How to Calculate Startup Costs for a New Business


1. What Are Startup Costs?
Startup costs are the initial expenses required to launch a new business before generating revenue. They cover everything from registration and equipment to marketing and working capital.


2. Why Startup Costs Matter

  • Helps calculate how much funding you need.
  • Ensures accurate financial projections.
  • Prevents unexpected cash flow issues.
  • Boosts credibility with lenders and investors.

3. Categories of Startup Costs

1. Legal and Administrative Costs

  • Business registration and incorporation fees.
  • Licenses, permits, and certifications.
  • Accounting and legal advice.

2. Premises and Utilities

  • Rent deposits or property purchases.
  • Office or retail space setup.
  • Utilities (electricity, water, internet).

3. Equipment and Technology

  • Computers, phones, and office furniture.
  • Industry-specific machinery or tools.
  • Software subscriptions (accounting, CRM, design).

4. Inventory (for product-based businesses)

  • Raw materials.
  • Wholesale goods.
  • Packaging and shipping supplies.

5. Marketing and Branding

  • Logo and design.
  • Website development.
  • Initial advertising and promotions.

6. Staff and Training

  • Salaries and recruitment costs.
  • Employee training programs.
  • Insurance and benefits.

7. Insurance and Compliance

  • Employer liability insurance.
  • Public liability insurance.
  • Sector-specific compliance costs.

8. Working Capital

  • Cash reserves for 3–6 months of expenses.
  • Emergency funds for unexpected costs.

4. Examples of Typical Startup Costs by Business Type

  • Online Business (E-commerce, Freelancing): £1,000 – £5,000
  • Service-Based Business (Consulting, Cleaning): £5,000 – £15,000
  • Retail Shop or Café: £20,000 – £100,000+
  • Restaurant or Bar: £50,000 – £250,000+
  • Tech Startup (App/SaaS): £25,000 – £250,000+
  • Manufacturing Business: £100,000 – £500,000+

5. How to Calculate Startup Costs

  1. List all expected one-time and recurring expenses.
  2. Categorise into fixed (rent, salaries) and variable (supplies, marketing).
  3. Add a 10–20% buffer for unexpected expenses.
  4. Create financial projections for 12–36 months.

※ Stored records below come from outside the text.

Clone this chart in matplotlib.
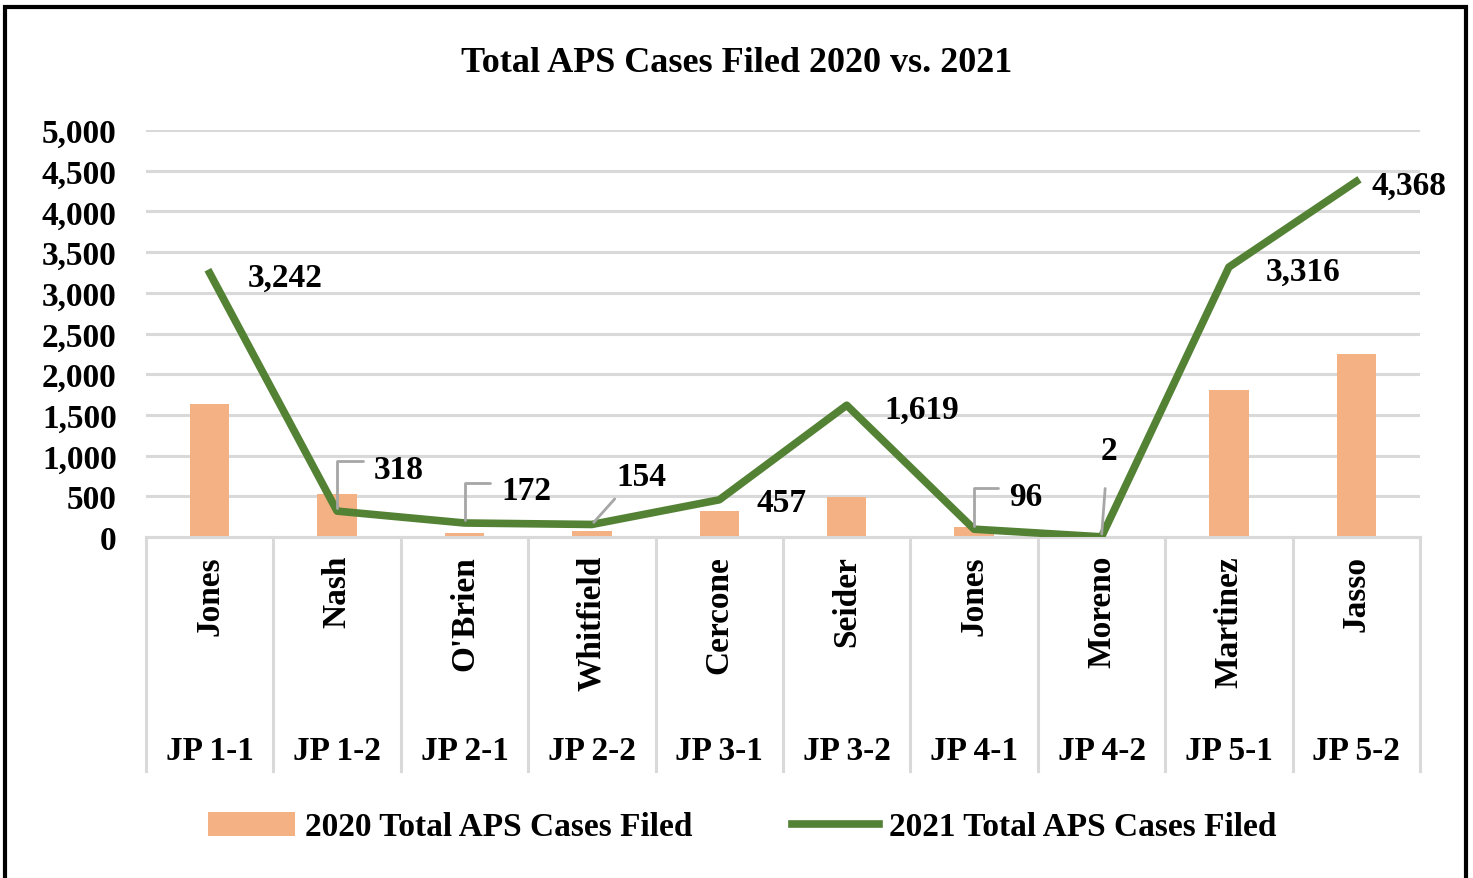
import matplotlib
matplotlib.use("Agg")
import matplotlib.pyplot as plt
from matplotlib.patches import Rectangle
import numpy as np

names = ["Jones", "Nash", "O'Brien", "Whitfield", "Cercone", "Seider", "Jones", "Moreno", "Martinez", "Jasso"]
precincts = ["JP 1-1", "JP 1-2", "JP 2-1", "JP 2-2", "JP 3-1", "JP 3-2", "JP 4-1", "JP 4-2", "JP 5-1", "JP 5-2"]
cases_2020 = [1630, 530, 45, 75, 315, 490, 120, 0, 1800, 2250]
cases_2021 = [3242, 318, 172, 154, 457, 1619, 96, 2, 3316, 4368]

# label offsets in pixels (dx, dy) and leader style
label_offsets = [(75, -4), (62, 42), (62, 32), (49, 48), (62, -3), (75, -4), (52, 33), (7, 86), (74, -4), (53, -4)]
leaders = [None, "elbow", "elbow", "straight", None, None, "elbow", "vertical", None, None]

plt.rcParams['font.family'] = ['Liberation Serif', 'DejaVu Serif']
plt.rcParams['font.weight'] = 'bold'

bar_color = '#F4B183'
line_color = '#548235'
grid_color = '#D9D9D9'
fs = 24

fig = plt.figure(figsize=(14.73, 8.79), dpi=100)
ax = fig.add_axes([146/1473, 1 - 538/879, (1420 - 146)/1473, 407/879])

x = np.arange(len(names))
bars = ax.bar(x, cases_2020, width=0.31, color=bar_color, label='2020 Total APS Cases Filed', zorder=2)
line, = ax.plot(x, cases_2021, color=line_color, linewidth=5.5, label='2021 Total APS Cases Filed', zorder=3)

ax.set_xlim(-0.5, len(names) - 0.5)
ax.set_ylim(0, 5000)
ax.set_yticks(np.arange(0, 5001, 500))
ax.set_yticklabels([f"{v:,}" for v in range(0, 5001, 500)], fontsize=fs, fontweight='bold')
ax.tick_params(axis='y', length=0, pad=21)
ax.tick_params(axis='x', length=0, labelbottom=False)
ax.grid(axis='y', color=grid_color, linewidth=2.2, zorder=0)
for s in ['top', 'right', 'left']:
    ax.spines[s].set_visible(False)
ax.spines['bottom'].set_color(grid_color)
ax.spines['bottom'].set_linewidth(2.2)

# two-level category axis
trans = ax.get_xaxis_transform()
for b in np.arange(-0.5, len(names), 1.0):
    ax.plot([b, b], [0, -(772 - 538)/407], transform=trans, color=grid_color, linewidth=2.2, clip_on=False)
for i in range(len(names)):
    ax.text(i, -(556 - 538)/407, names[i], transform=trans, rotation=90, ha='center', va='top',
            fontsize=fs, fontweight='bold')
    ax.text(i, -(752 - 538)/407, precincts[i], transform=trans, ha='center', va='center',
            fontsize=fs, fontweight='bold')

# data labels for the 2021 series
for i, v in enumerate(cases_2021):
    dx, dy = label_offsets[i]
    style = leaders[i]
    kw = dict(xytext=(dx, dy), textcoords='offset pixels', ha='center', va='center',
              fontsize=fs, fontweight='bold', zorder=5)
    if style == "elbow":
        kw['arrowprops'] = dict(arrowstyle='-', color='#A6A6A6', lw=2,
                                connectionstyle='angle,angleA=0,angleB=90,rad=0',
                                relpos=(0, 0.75), shrinkA=6, shrinkB=2)
    elif style == "straight":
        kw['arrowprops'] = dict(arrowstyle='-', color='#A6A6A6', lw=2,
                                relpos=(0.1, 0), shrinkA=4, shrinkB=2)
    elif style == "vertical":
        kw['arrowprops'] = dict(arrowstyle='-', color='#A6A6A6', lw=2,
                                relpos=(0.4, 0), shrinkA=14, shrinkB=2)
    ax.annotate(f"{v:,}", (i, v), **kw)

fig.text(737/1473, 1 - 64/879, 'Total APS Cases Filed 2020 vs. 2021', ha='center', va='center',
         fontsize=26, fontweight='bold')

fig.legend([bars, line], ['2020 Total APS Cases Filed', '2021 Total APS Cases Filed'],
           loc='center', bbox_to_anchor=(742/1473, 1 - 828/879), ncol=2, frameon=False,
           prop={'size': fs, 'weight': 'bold'}, handlelength=2.6, handletextpad=0.3, columnspacing=3.0)

fig.patches.append(Rectangle((5/1473, -0.01), (1466 - 5)/1473, 1.01 - 8/879, transform=fig.transFigure,
                             fill=False, edgecolor='black', linewidth=3, clip_on=False))

fig.savefig('out.png', dpi=100)
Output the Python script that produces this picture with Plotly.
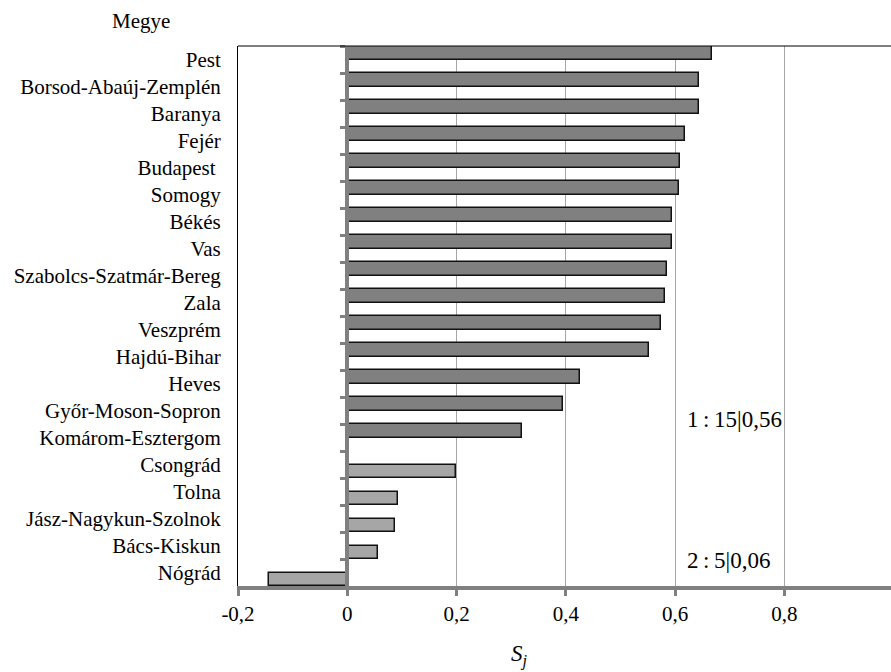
import plotly.graph_objects as go

# County names (top to bottom) and their S_j values
counties = [
    "Pest", "Borsod-Abaúj-Zemplén", "Baranya", "Fejér", "Budapest ",
    "Somogy", "Békés", "Vas", "Szabolcs-Szatmár-Bereg", "Zala",
    "Veszprém", "Hajdú-Bihar", "Heves", "Győr-Moson-Sopron",
    "Komárom-Esztergom", "Csongrád", "Tolna", "Jász-Nagykun-Szolnok",
    "Bács-Kiskun", "Nógrád",
]
group1_values = [0.667, 0.643, 0.643, 0.618, 0.608, 0.607, 0.594, 0.594,
                 0.585, 0.582, 0.575, 0.553, 0.425, 0.395, 0.319,
                 None, None, None, None, None]
group2_values = [None] * 15 + [0.199, 0.093, 0.087, 0.057, -0.143]

x_tickvals = [-0.2, 0, 0.2, 0.4, 0.6, 0.8]
x_ticktext = ["-0,2", "0", "0,2", "0,4", "0,6", "0,8"]

FONT = "Liberation Serif"
AXIS_GREY = "#808080"
x_range = [-0.2, 0.995]
n = len(counties)
y_range = [n - 0.5, -0.5]

fig = go.Figure()
fig.add_trace(go.Bar(
    y=counties, x=group1_values, orientation="h", name="1",
    marker=dict(color="#808080", line=dict(color="#111111", width=1.5)),
    showlegend=False,
))
fig.add_trace(go.Bar(
    y=counties, x=group2_values, orientation="h", name="2",
    marker=dict(color="#a6a6a6", line=dict(color="#111111", width=1.5)),
    showlegend=False,
))
# helper trace so the axis through zero carries the category boundaries
fig.add_trace(go.Scatter(
    y=counties, x=[0] * n, mode="markers", marker=dict(opacity=0),
    yaxis="y2", hoverinfo="skip", showlegend=False,
))

zero_pos = (0 - x_range[0]) / (x_range[1] - x_range[0])

fig.update_layout(
    width=891, height=672,
    margin=dict(l=238, r=0, t=46, b=86),
    paper_bgcolor="white", plot_bgcolor="white",
    font=dict(family=FONT, size=21, color="black"),
    barmode="group", bargap=0, bargroupgap=0,
    xaxis=dict(
        range=x_range, tickvals=x_tickvals, ticktext=x_ticktext,
        showgrid=True, gridcolor="#a6a6a6", gridwidth=1,
        zeroline=False, showline=True, linecolor=AXIS_GREY, linewidth=4,
        ticks="outside", ticklen=6, tickwidth=3, tickcolor=AXIS_GREY,
        tickfont=dict(family=FONT, size=21),
    ),
    yaxis=dict(
        type="category", categoryorder="array", categoryarray=counties,
        range=y_range, showgrid=False, zeroline=False,
        showline=True, linecolor="black", linewidth=1,
        ticks="", ticklabelstandoff=12, tickfont=dict(family=FONT, size=21),
    ),
    yaxis2=dict(
        type="category", categoryorder="array", categoryarray=counties,
        range=y_range, overlaying="y", anchor="free", position=zero_pos,
        side="left", showgrid=False, zeroline=False,
        showline=True, linecolor=AXIS_GREY, linewidth=4,
        ticks="outside", tickson="boundaries", ticklen=5, tickwidth=3,
        tickcolor=AXIS_GREY, showticklabels=False,
    ),
    shapes=[
        dict(type="line", xref="paper", yref="paper", x0=0, x1=1, y0=1, y1=1,
             line=dict(color="black", width=1)),
    ],
    annotations=[
        dict(text="Megye", xref="paper", yref="paper", x=-0.1485, y=1.046,
             showarrow=False, xanchor="center", yanchor="middle",
             font=dict(family=FONT, size=21)),
        dict(text="<i>S</i><sub><i>j</i></sub>", xref="x", yref="paper",
             x=0.316, y=-0.128, showarrow=False, xanchor="center",
             yanchor="middle", font=dict(family=FONT, size=23)),
        dict(text="1\u2009:\u200915|0,56", xref="x", yref="y",
             x=0.618, y=13.35, showarrow=False, xanchor="left",
             yanchor="middle", font=dict(family=FONT, size=23)),
        dict(text="2\u2009:\u20095|0,06", xref="x", yref="y",
             x=0.618, y=18.55, showarrow=False, xanchor="left",
             yanchor="middle", font=dict(family=FONT, size=23)),
    ],
)

fig.write_html("out.html")
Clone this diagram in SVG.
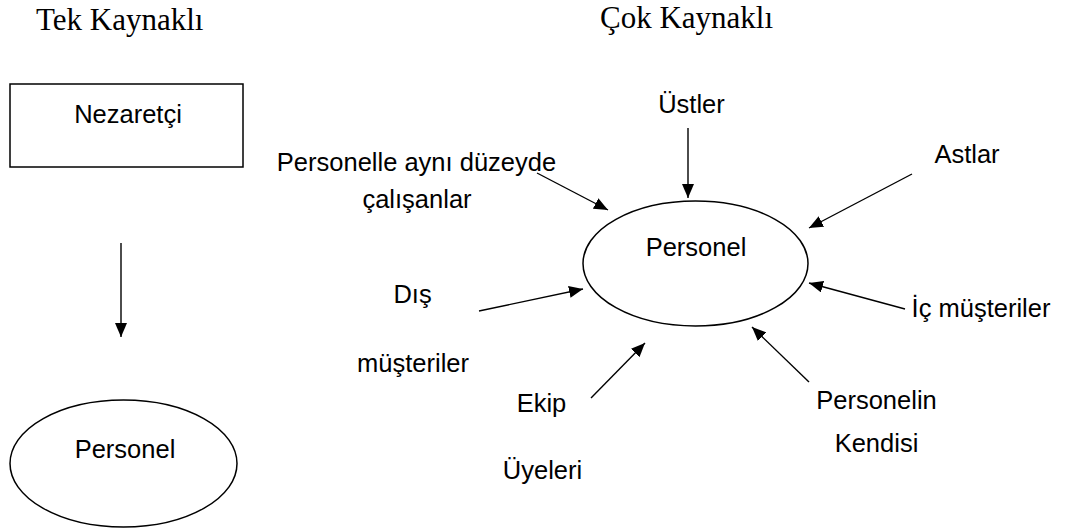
<svg xmlns="http://www.w3.org/2000/svg" width="1066" height="531" viewBox="0 0 1066 531">
<style>
.title{font-family:"Liberation Serif","Times New Roman",serif;font-size:31px;fill:#000}
.lbl{font-family:"Liberation Sans",Arial,sans-serif;font-size:25.5px;fill:#000;text-anchor:middle}
.shape{fill:#fff;stroke:#000;stroke-width:1.5}
.conn{stroke:#000;stroke-width:1.4;fill:none;marker-end:url(#ah)}
</style>
<defs>
<marker id="ah" viewBox="0 0 14 12" refX="14" refY="6" markerWidth="14" markerHeight="12" markerUnits="userSpaceOnUse" orient="auto">
<path d="M0,0 L14,6 L0,12 z" fill="#000"/>
</marker>
</defs>
<rect width="1066" height="531" fill="#fff"/>
<text class="title" x="36" y="30">Tek Kaynaklı</text>
<text class="title" x="600" y="28">Çok Kaynaklı</text>
<g id="nezaretci">
<rect class="shape" x="10" y="84" width="233" height="83"/>
<text class="lbl" x="128" y="123">Nezaretçi</text>
</g>
<g id="personel-tek">
<ellipse class="shape" cx="123.5" cy="463.5" rx="113.5" ry="63.5"/>
<text class="lbl" x="125" y="458">Personel</text>
</g>
<g id="personel-cok">
<ellipse class="shape" cx="695.5" cy="263.5" rx="112.5" ry="62.5"/>
<text class="lbl" x="696" y="256">Personel</text>
</g>
<g id="ustler"><text class="lbl" x="691.5" y="113">Üstler</text></g>
<g id="astlar"><text class="lbl" x="967" y="163">Astlar</text></g>
<g id="ayni-duzey">
<text class="lbl" x="416.5" y="171">Personelle aynı düzeyde</text>
<text class="lbl" x="417" y="208">çalışanlar</text>
</g>
<g id="dis-musteriler">
<text class="lbl" x="412.5" y="303">Dış</text>
<text class="lbl" x="413" y="372">müşteriler</text>
</g>
<g id="ekip-uyeleri">
<text class="lbl" x="541.5" y="412">Ekip</text>
<text class="lbl" x="542.5" y="479">Üyeleri</text>
</g>
<g id="personelin-kendisi">
<text class="lbl" x="876.5" y="409">Personelin</text>
<text class="lbl" x="876.5" y="452">Kendisi</text>
</g>
<g id="ic-musteriler"><text class="lbl" x="981" y="317">İç müşteriler</text></g>
<g id="connectors">
<line class="conn" x1="121" y1="243" x2="121" y2="337"/>
<line class="conn" x1="688" y1="128" x2="688" y2="198"/>
<line class="conn" x1="537" y1="173" x2="608" y2="210"/>
<line class="conn" x1="912" y1="174" x2="809" y2="228"/>
<line class="conn" x1="905" y1="309" x2="809" y2="283"/>
<line class="conn" x1="809" y1="382" x2="752" y2="327"/>
<line class="conn" x1="591" y1="398" x2="645" y2="343"/>
<line class="conn" x1="479" y1="311" x2="583" y2="289"/>
</g>
</svg>
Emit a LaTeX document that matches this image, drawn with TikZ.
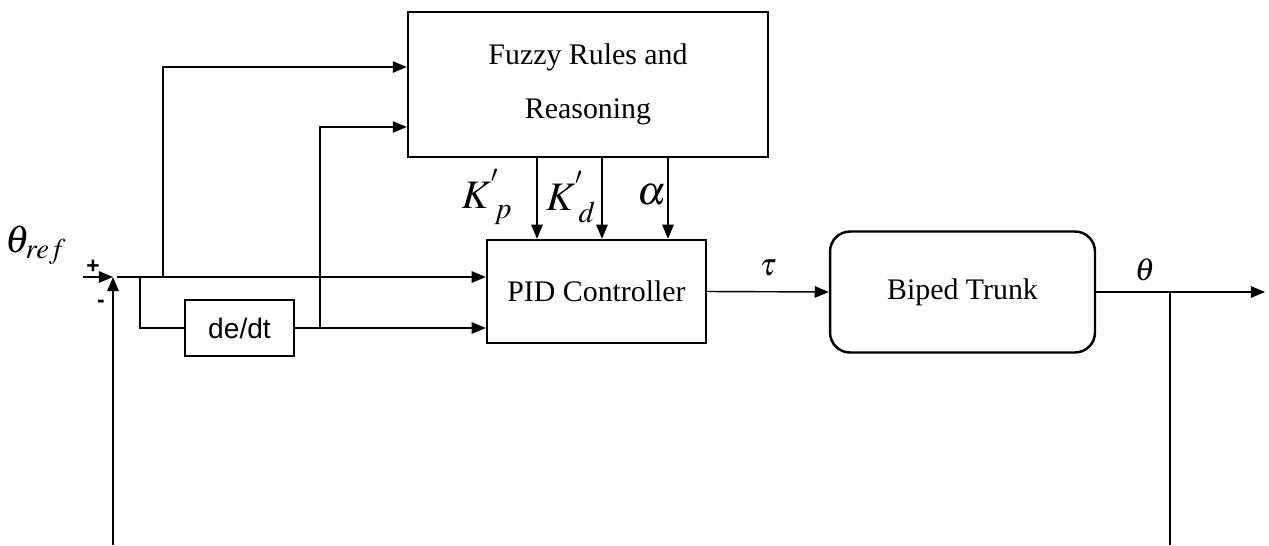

6. How to Reduce Startup Costs

  • Start small with a minimum viable product (MVP).
  • Use home offices or shared workspaces instead of renting.
  • Leverage free or low-cost software tools.
  • Outsource tasks like accounting, web design, and marketing.
  • Apply for grants and government support schemes.

7. Funding Options to Cover Startup Costs

  • Government Start-Up Loans – Up to £25,000 per founder (UK example).
  • Grants – Non-repayable funding for specific industries or regions.
  • Bank Loans – Traditional business loans for larger amounts.
  • Crowdfunding – Raise money from supporters.
  • Angel Investors/Venture Capital – Equity funding for high-growth startups.
  • Personal Savings – Bootstrapping to maintain control.

Frequently Asked Questions

Q1: What are average startup costs?
They vary widely—£1,000 for online businesses to £250,000+ for restaurants or manufacturing.

Q2: Can I start a business with no money?
Yes, service-based and online businesses can be started with minimal costs, but growth may be slower.

Q3: Are startup costs tax-deductible?
Yes, many expenses like equipment, marketing, and legal fees can be claimed.

Q4: Do I need a business plan for startup costs?
Yes, lenders and investors expect a clear cost breakdown.

Q5: What’s the biggest startup expense?
For most businesses, it’s premises, staff, or product development.

Q6: How do I avoid underestimating costs?
Always add a 10–20% contingency buffer to your budget.


Conclusion
Startup costs in 2025 depend on the type of business, but they typically range from a few thousand pounds for online ventures to hundreds of thousands for physical or manufacturing businesses. Careful planning, budgeting, and exploring funding options will help you manage startup costs and launch with confidence.